Begin

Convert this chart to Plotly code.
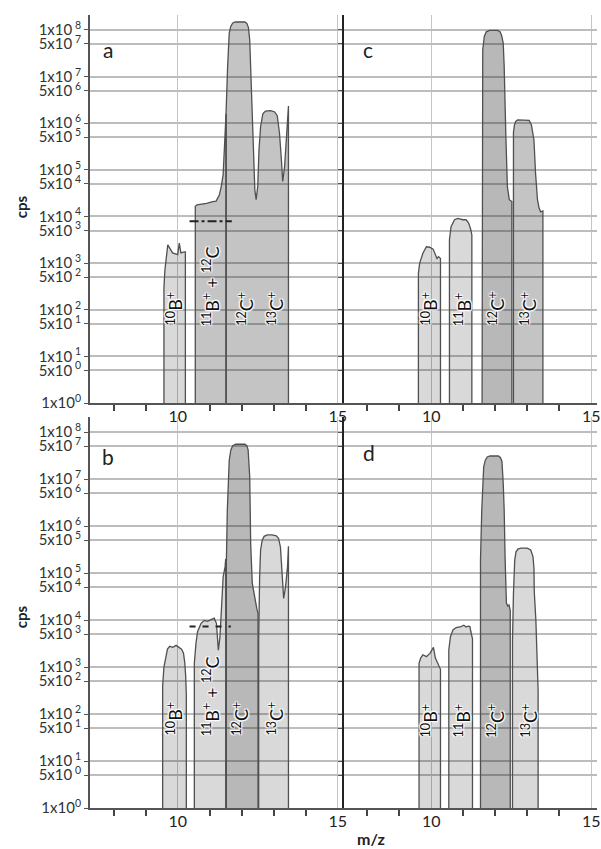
import plotly.graph_objects as go
from plotly.subplots import make_subplots

FONT = "Lato"

# ---------------- axis ticks ----------------
X_MAJOR = [10, 15]
X_MAJOR_TEXT = ["10", "15"]
X_MINOR = [8, 9, 11, 12, 13, 14]
Y_EXP_ONE = [0, 1, 2, 3, 4, 5, 6, 7, 8]      # 1x10^n
Y_EXP_FIVE = [0, 1, 2, 3, 4, 5, 6, 7]        # 5x10^n

# ---------------- panel a (m/z, log10 cps) ----------------
A_10B_X = [9.57, 9.57, 9.60, 9.69, 9.84, 10.0, 10.05, 10.10, 10.21, 10.24, 10.24]
A_10B_LOG = [0, 2.47, 2.85, 3.39, 3.22, 3.18, 3.43, 3.22, 3.24, 3.24, 0]
A_11B12C_X = [10.55, 10.55, 10.60, 10.90, 11.10, 11.20, 11.30, 11.36, 11.42, 11.47, 11.51, 11.51]
A_11B12C_LOG = [0, 4.22, 4.25, 4.28, 4.32, 4.33, 4.46, 4.64, 4.90, 5.60, 6.20, 0]
A_12C13C_X = [11.51, 11.51, 11.56, 11.61, 11.66, 11.72, 11.80, 12.10, 12.16, 12.21, 12.25, 12.29,
              12.35, 12.41, 12.45, 12.50, 12.54, 12.59, 12.66, 12.74, 12.90, 13.03, 13.11, 13.18,
              13.24, 13.28, 13.34, 13.39, 13.44, 13.46, 13.46]
A_12C13C_LOG = [0, 6.20, 7.22, 7.93, 8.08, 8.15, 8.17, 8.17, 8.14, 8.05, 7.79, 6.86,
                5.43, 4.57, 4.36, 4.64, 5.43, 5.93, 6.20, 6.26, 6.27, 6.24, 6.16, 5.79,
                5.21, 4.75, 5.07, 5.64, 6.22, 6.37, 0]
A_LINE_X = [10.37, 11.69]
A_LINE_LOG = [3.9, 3.9]

# ---------------- panel c ----------------
C_10B_X = [9.60, 9.60, 9.64, 9.74, 9.85, 9.95, 10.06, 10.13, 10.18, 10.23, 10.29, 10.29]
C_10B_LOG = [0, 2.78, 3.0, 3.21, 3.35, 3.34, 3.30, 3.20, 3.10, 3.14, 3.10, 0]
C_11B_X = [10.57, 10.57, 10.62, 10.73, 10.83, 10.99, 11.09, 11.17, 11.24, 11.27, 11.27]
C_11B_LOG = [0, 3.5, 3.78, 3.93, 3.96, 3.93, 3.93, 3.86, 3.71, 3.6, 0]
C_12C_X = [11.59, 11.59, 11.61, 11.66, 11.72, 11.82, 12.07, 12.15, 12.20, 12.25, 12.28, 12.33,
           12.38, 12.44, 12.52, 12.52]
C_12C_LOG = [0, 6.43, 7.58, 7.86, 7.96, 7.99, 7.99, 7.96, 7.88, 7.72, 7.22, 5.79,
             4.64, 4.36, 4.32, 0]
C_13C_X = [12.57, 12.57, 12.60, 12.64, 12.70, 12.90, 13.06, 13.13, 13.21, 13.26, 13.32, 13.37,
           13.42, 13.49, 13.49]
C_13C_LOG = [0, 5.8, 5.96, 6.04, 6.07, 6.07, 6.06, 5.97, 5.64, 4.93, 4.36, 4.18,
             4.10, 4.12, 0]

# ---------------- panel b ----------------
B_10B_X = [9.53, 9.53, 9.57, 9.62, 9.68, 9.75, 9.85, 9.95, 10.05, 10.12, 10.18, 10.22, 10.25, 10.27, 10.27]
B_10B_LOG = [0, 2.6, 3.0, 3.2, 3.38, 3.44, 3.42, 3.46, 3.42, 3.38, 3.3, 3.1, 2.8, 2.4, 0]
B_11B12C_X = [10.52, 10.52, 10.57, 10.62, 10.73, 10.83, 10.93, 11.04, 11.14, 11.21, 11.25,
              11.27, 11.32, 11.38, 11.42, 11.48, 11.50, 11.50]
B_11B12C_LOG = [0, 3.08, 3.5, 3.75, 3.93, 3.99, 3.97, 4.01, 4.04, 3.93, 3.5,
                3.36, 3.64, 4.36, 4.92, 5.13, 5.3, 0]
B_12C_X = [11.52, 11.52, 11.55, 11.61, 11.66, 11.72, 11.81, 12.10, 12.16, 12.20, 12.25, 12.28,
           12.33, 12.43, 12.48, 12.51, 12.51]
B_12C_LOG = [0, 5.2, 6.34, 7.4, 7.62, 7.71, 7.74, 7.74, 7.71, 7.62, 7.05, 5.63,
             4.78, 4.36, 4.21, 4.15, 0]
B_13C_X = [12.53, 12.53, 12.56, 12.59, 12.64, 12.70, 12.80, 12.95, 13.08, 13.15, 13.21, 13.24,
           13.28, 13.31, 13.37, 13.43, 13.46, 13.46]
B_13C_LOG = [0, 3.57, 4.92, 5.49, 5.70, 5.78, 5.81, 5.81, 5.79, 5.74, 5.55, 5.13,
             4.71, 4.46, 4.71, 5.13, 5.57, 0]
B_LINE_X = [10.37, 11.66]
B_LINE_LOG = [3.86, 3.86]

# ---------------- panel d ----------------
D_10B_X = [9.62, 9.62, 9.67, 9.74, 9.85, 9.96, 10.02, 10.07, 10.13, 10.21, 10.26, 10.29, 10.29]
D_10B_LOG = [0, 3.08, 3.19, 3.26, 3.22, 3.29, 3.36, 3.42, 3.19, 3.08, 3.01, 2.95, 0]
D_11B_X = [10.55, 10.55, 10.60, 10.68, 10.78, 10.93, 11.02, 11.09, 11.16, 11.21, 11.24, 11.29, 11.29]
D_11B_LOG = [0, 3.36, 3.64, 3.79, 3.84, 3.86, 3.89, 3.85, 3.87, 3.86, 3.75, 3.6, 0]
D_12C_X = [11.54, 11.54, 11.58, 11.64, 11.69, 11.75, 11.84, 12.10, 12.16, 12.21, 12.25, 12.28,
           12.31, 12.35, 12.39, 12.43, 12.47, 12.47]
D_12C_LOG = [0, 5.28, 6.34, 7.26, 7.40, 7.47, 7.49, 7.49, 7.46, 7.38, 6.91, 6.34,
             5.28, 4.36, 4.30, 4.32, 4.20, 0]
D_13C_X = [12.54, 12.54, 12.57, 12.61, 12.65, 12.71, 12.80, 13.00, 13.11, 13.18, 13.21, 13.22,
           13.27, 13.31, 13.34, 13.34]
D_13C_LOG = [0, 3.57, 4.57, 5.28, 5.45, 5.51, 5.53, 5.53, 5.49, 5.35, 5.10, 4.60,
             4.00, 3.20, 2.50, 0]

# ---------------- labels ----------------
LBL_10B = "<sup>10</sup>B<sup>+</sup>"
LBL_11B = "<sup>11</sup>B<sup>+</sup>"
LBL_11B12C = "<sup>11</sup>B<sup>+</sup> + <sup>12</sup>C"
LBL_12C = "<sup>12</sup>C<sup>+</sup>"
LBL_13C = "<sup>13</sup>C<sup>+</sup>"

A_LABELS = [LBL_10B, LBL_11B12C, LBL_12C, LBL_13C]
A_LABEL_X = [9.9, 11.05, 12.13, 13.06]
A_LABEL_LOG = 1.61
C_LABELS = [LBL_10B, LBL_11B, LBL_12C, LBL_13C]
C_LABEL_X = [9.95, 11.0, 12.04, 13.05]
C_LABEL_LOG = 1.61
B_LABELS = [LBL_10B, LBL_11B12C, LBL_12C, LBL_13C]
B_LABEL_X = [9.9, 11.05, 11.97, 13.06]
B_LABEL_LOG = 1.49
D_LABELS = [LBL_10B, LBL_11B, LBL_12C, LBL_13C]
D_LABEL_X = [9.95, 10.98, 12.02, 13.08]
D_LABEL_LOG = 1.45

LIGHT = "rgba(0,0,0,0.15)"
MED = "rgba(0,0,0,0.23)"
DARK = "rgba(0,0,0,0.28)"

PANELS = {
    (1, 1): dict(letter="a", peaks=[(A_10B_X, A_10B_LOG, LIGHT), (A_11B12C_X, A_11B12C_LOG, MED),
                                    (A_12C13C_X, A_12C13C_LOG, MED)],
                 labels=(A_LABELS, A_LABEL_X, A_LABEL_LOG), line=(A_LINE_X, A_LINE_LOG, "dashdot")),
    (1, 2): dict(letter="c", peaks=[(C_10B_X, C_10B_LOG, LIGHT), (C_11B_X, C_11B_LOG, LIGHT),
                                    (C_12C_X, C_12C_LOG, DARK), (C_13C_X, C_13C_LOG, MED)],
                 labels=(C_LABELS, C_LABEL_X, C_LABEL_LOG), line=None),
    (2, 1): dict(letter="b", peaks=[(B_10B_X, B_10B_LOG, LIGHT), (B_11B12C_X, B_11B12C_LOG, LIGHT),
                                    (B_12C_X, B_12C_LOG, DARK), (B_13C_X, B_13C_LOG, LIGHT)],
                 labels=(B_LABELS, B_LABEL_X, B_LABEL_LOG), line=(B_LINE_X, B_LINE_LOG, "6px,7px")),
    (2, 2): dict(letter="d", peaks=[(D_10B_X, D_10B_LOG, LIGHT), (D_11B_X, D_11B_LOG, LIGHT),
                                    (D_12C_X, D_12C_LOG, DARK), (D_13C_X, D_13C_LOG, LIGHT)],
                 labels=(D_LABELS, D_LABEL_X, D_LABEL_LOG), line=None),
}

fig = make_subplots(rows=2, cols=2, horizontal_spacing=0, vertical_spacing=0.02)

halo = ("1px 1px 1px white, -1px -1px 1px white, 1px -1px 1px white, -1px 1px 1px white, "
        "0 0 3px white")

for (r, c), p in PANELS.items():
    for xs, logs, col in p["peaks"]:
        fig.add_trace(go.Scatter(x=xs, y=[10 ** v for v in logs], mode="lines", fill="toself",
                                 fillcolor=col, line=dict(color="#505050", width=1.3),
                                 hoverinfo="skip", showlegend=False), row=r, col=c)
    if p["line"] is not None:
        lx, llog, dash = p["line"]
        fig.add_trace(go.Scatter(x=lx, y=[10 ** v for v in llog], mode="lines",
                                 line=dict(color="#222", width=2, dash=dash),
                                 hoverinfo="skip", showlegend=False), row=r, col=c)
    texts, xs, ylog = p["labels"]
    for t, x in zip(texts, xs):
        fig.add_annotation(x=x, y=ylog, text=t, textangle=-90, showarrow=False,
                           xanchor="center", yanchor="bottom",
                           font=dict(family=FONT, size=18, color="#111", shadow=halo),
                           row=r, col=c)

y_vals = sorted([10 ** e for e in Y_EXP_ONE] + [5 * 10 ** e for e in Y_EXP_FIVE])
y_text = []
for v in y_vals:
    s = f"{v:.0e}"
    mant, ex = s.split("e")
    y_text.append(f"{int(mant)}x10<sup> {int(ex)}</sup>" if v > 1 else "1x10<sup>0</sup>")

row_dom = {1: [0.5107, 1.0], 2: [0.0, 0.4931]}
col_dom = {1: [0.0, 0.5], 2: [0.5, 1.0]}

for r in (1, 2):
    for c in (1, 2):
        fig.update_xaxes(row=r, col=c, domain=col_dom[c], range=[7.26, 15.18],
                         tickvals=X_MAJOR, ticktext=X_MAJOR_TEXT, ticks="outside", ticklen=0,
                         ticklabelstandoff=-2,
                         showgrid=True, gridcolor="#c4c4c4", gridwidth=1, zeroline=False,
                         showline=True, linecolor="#555", linewidth=2,
                         tickfont=dict(family=FONT, size=16, color="#222"),
                         minor=dict(tickvals=X_MINOR, ticks="outside", ticklen=6,
                                    tickcolor="#444", tickwidth=1.5, showgrid=False))
        fig.update_yaxes(row=r, col=c, domain=row_dom[r], type="log", range=[0, 8.32],
                         tickvals=y_vals, ticktext=y_text, ticks="outside", ticklen=4,
                         tickcolor="#555", showgrid=True, gridcolor="#bdbdbd", gridwidth=1.5,
                         zeroline=False, showline=True,
                         linecolor="#555" if c == 1 else "#222", linewidth=2,
                         showticklabels=(c == 1),
                         tickfont=dict(family=FONT, size=15, color="#333"))

# panel letters
LETTER_POS = {"a": (0.035, 0.956), "c": (0.549, 0.956), "b": (0.035, 0.443), "d": (0.551, 0.448)}
for letter, (lx, ly) in LETTER_POS.items():
    fig.add_annotation(xref="paper", yref="paper", x=lx, y=ly, text=letter, showarrow=False,
                       xanchor="center", yanchor="middle",
                       font=dict(family=FONT, size=21, color="#222"))

# axis titles
for ly in (0.758, 0.241):
    fig.add_annotation(xref="paper", yref="paper", x=-70 / 510, y=ly, text="<b>cps</b>",
                       textangle=-90, showarrow=False, xanchor="center", yanchor="middle",
                       font=dict(family=FONT, size=15, color="#222"))
fig.add_annotation(xref="paper", yref="paper", x=0.555, y=-0.038, text="<b>m/z</b>",
                   showarrow=False, xanchor="center", yanchor="middle",
                   font=dict(family=FONT, size=16, color="#222"))

fig.update_layout(width=601, height=849, margin=dict(l=90, r=1, t=15, b=41),
                  plot_bgcolor="white", paper_bgcolor="white", showlegend=False)

fig.write_html("out.html")
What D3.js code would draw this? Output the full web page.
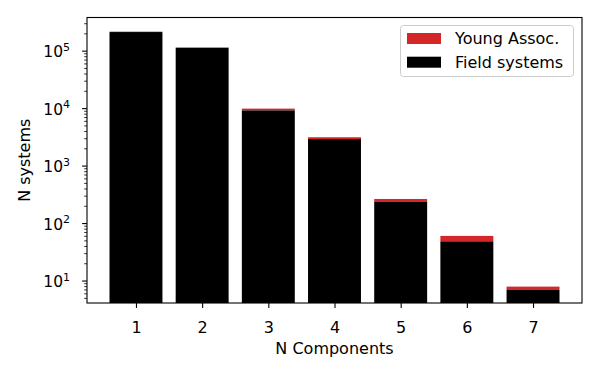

End

> **PROBLEM DETAILS**
Word for word, give again the lines from the first entry to the line with "4.10, 4.12, 0]", inclusive. Exclude the pictures.

> **SOLUTION FOR THIS PROBLEM**
Convert this chart to Plotly code.
import plotly.graph_objects as go
from plotly.subplots import make_subplots

FONT = "Lato"

# ---------------- axis ticks ----------------
X_MAJOR = [10, 15]
X_MAJOR_TEXT = ["10", "15"]
X_MINOR = [8, 9, 11, 12, 13, 14]
Y_EXP_ONE = [0, 1, 2, 3, 4, 5, 6, 7, 8]      # 1x10^n
Y_EXP_FIVE = [0, 1, 2, 3, 4, 5, 6, 7]        # 5x10^n

# ---------------- panel a (m/z, log10 cps) ----------------
A_10B_X = [9.57, 9.57, 9.60, 9.69, 9.84, 10.0, 10.05, 10.10, 10.21, 10.24, 10.24]
A_10B_LOG = [0, 2.47, 2.85, 3.39, 3.22, 3.18, 3.43, 3.22, 3.24, 3.24, 0]
A_11B12C_X = [10.55, 10.55, 10.60, 10.90, 11.10, 11.20, 11.30, 11.36, 11.42, 11.47, 11.51, 11.51]
A_11B12C_LOG = [0, 4.22, 4.25, 4.28, 4.32, 4.33, 4.46, 4.64, 4.90, 5.60, 6.20, 0]
A_12C13C_X = [11.51, 11.51, 11.56, 11.61, 11.66, 11.72, 11.80, 12.10, 12.16, 12.21, 12.25, 12.29,
              12.35, 12.41, 12.45, 12.50, 12.54, 12.59, 12.66, 12.74, 12.90, 13.03, 13.11, 13.18,
              13.24, 13.28, 13.34, 13.39, 13.44, 13.46, 13.46]
A_12C13C_LOG = [0, 6.20, 7.22, 7.93, 8.08, 8.15, 8.17, 8.17, 8.14, 8.05, 7.79, 6.86,
                5.43, 4.57, 4.36, 4.64, 5.43, 5.93, 6.20, 6.26, 6.27, 6.24, 6.16, 5.79,
                5.21, 4.75, 5.07, 5.64, 6.22, 6.37, 0]
A_LINE_X = [10.37, 11.69]
A_LINE_LOG = [3.9, 3.9]

# ---------------- panel c ----------------
C_10B_X = [9.60, 9.60, 9.64, 9.74, 9.85, 9.95, 10.06, 10.13, 10.18, 10.23, 10.29, 10.29]
C_10B_LOG = [0, 2.78, 3.0, 3.21, 3.35, 3.34, 3.30, 3.20, 3.10, 3.14, 3.10, 0]
C_11B_X = [10.57, 10.57, 10.62, 10.73, 10.83, 10.99, 11.09, 11.17, 11.24, 11.27, 11.27]
C_11B_LOG = [0, 3.5, 3.78, 3.93, 3.96, 3.93, 3.93, 3.86, 3.71, 3.6, 0]
C_12C_X = [11.59, 11.59, 11.61, 11.66, 11.72, 11.82, 12.07, 12.15, 12.20, 12.25, 12.28, 12.33,
           12.38, 12.44, 12.52, 12.52]
C_12C_LOG = [0, 6.43, 7.58, 7.86, 7.96, 7.99, 7.99, 7.96, 7.88, 7.72, 7.22, 5.79,
             4.64, 4.36, 4.32, 0]
C_13C_X = [12.57, 12.57, 12.60, 12.64, 12.70, 12.90, 13.06, 13.13, 13.21, 13.26, 13.32, 13.37,
           13.42, 13.49, 13.49]
C_13C_LOG = [0, 5.8, 5.96, 6.04, 6.07, 6.07, 6.06, 5.97, 5.64, 4.93, 4.36, 4.18,
             4.10, 4.12, 0]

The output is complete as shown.